EUscreen is a groundbreaking collaboration with 36 partners from 19 countries providing access to thousands of items of archive TV footage dating from the early 1900s until today, with academics at Royal Holloway, University of London providing a key role in delivering the content selection strategy.
The portal provides a wide variety of functionalities to help users search and browse the collection, which can be used in different contexts such as curricula and research programmes, for remix, and to leisurely explore popular history. Additional tools for curated exhibitions and an academic e-journal which researches significant trendsin over 60 years of European television with the help of original programme sources will become available in 2012.
The portal includes rare footage such as interviews with Easy Rider stars Peter Fonda and Dennis Hopper from 1969 and a news programme on the lesser known Casino Royale, a 1967 spoof James Bond film. As well as providing new and exciting insights into Europe’s TV heritage, it also offers news footage and commentary on key events in history, including aninterview with Martin Luther King from 1962 about racial discrimination in the US and his most recent arrest, and news footage from 1963 investigating whether the British are for or against joining the European Economic Community.
John Ellis, Professor of Media Arts at Royal Holloway and principal investigator on the EUscreen project, said: “This is a valuable resource for anyone interested in social history or indeed TV history, as it brings together tens of thousands of clips from across Europe. The portal is available to anyone (not only academics) and it is very easy to get absorbed and spend hours browsing all of the footage.”
The footage is also proving a hit with foreign language students who use the clips as a learning aid. With clips available in 15 languages, including French, German, Italian and Greek.
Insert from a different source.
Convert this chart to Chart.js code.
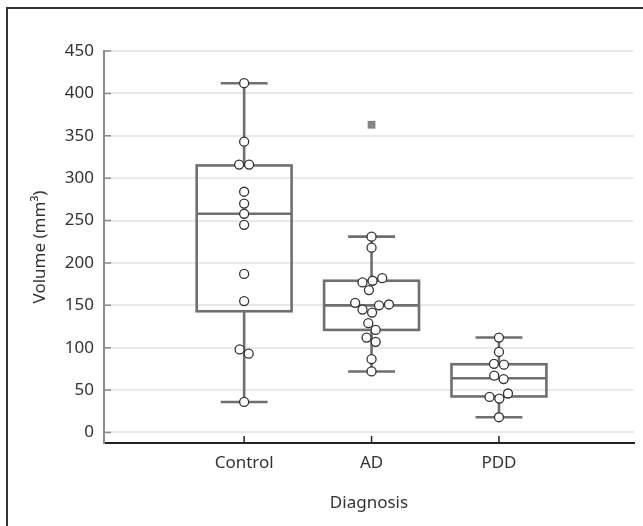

Dr Sian Barber, EUscreen project researcher at Royal Holloway, said: “Although the project was not originally intended to act as a tool for teaching languages, the content lends itself to this purpose as there is a wealth of news footage and programmes in foreign languages. It can really help language students to practice their pronunciation and listening skills.”
EUscreen project co-ordinator Professor Sonja de Leeuw adds: “With EUscreen we encourage users to actively engage with the history of Europe and the history of television regardless of the language and cultural boundaries. This is a great step forward to explore the role of television heritage in how we came to see ourselves and others in changing times.”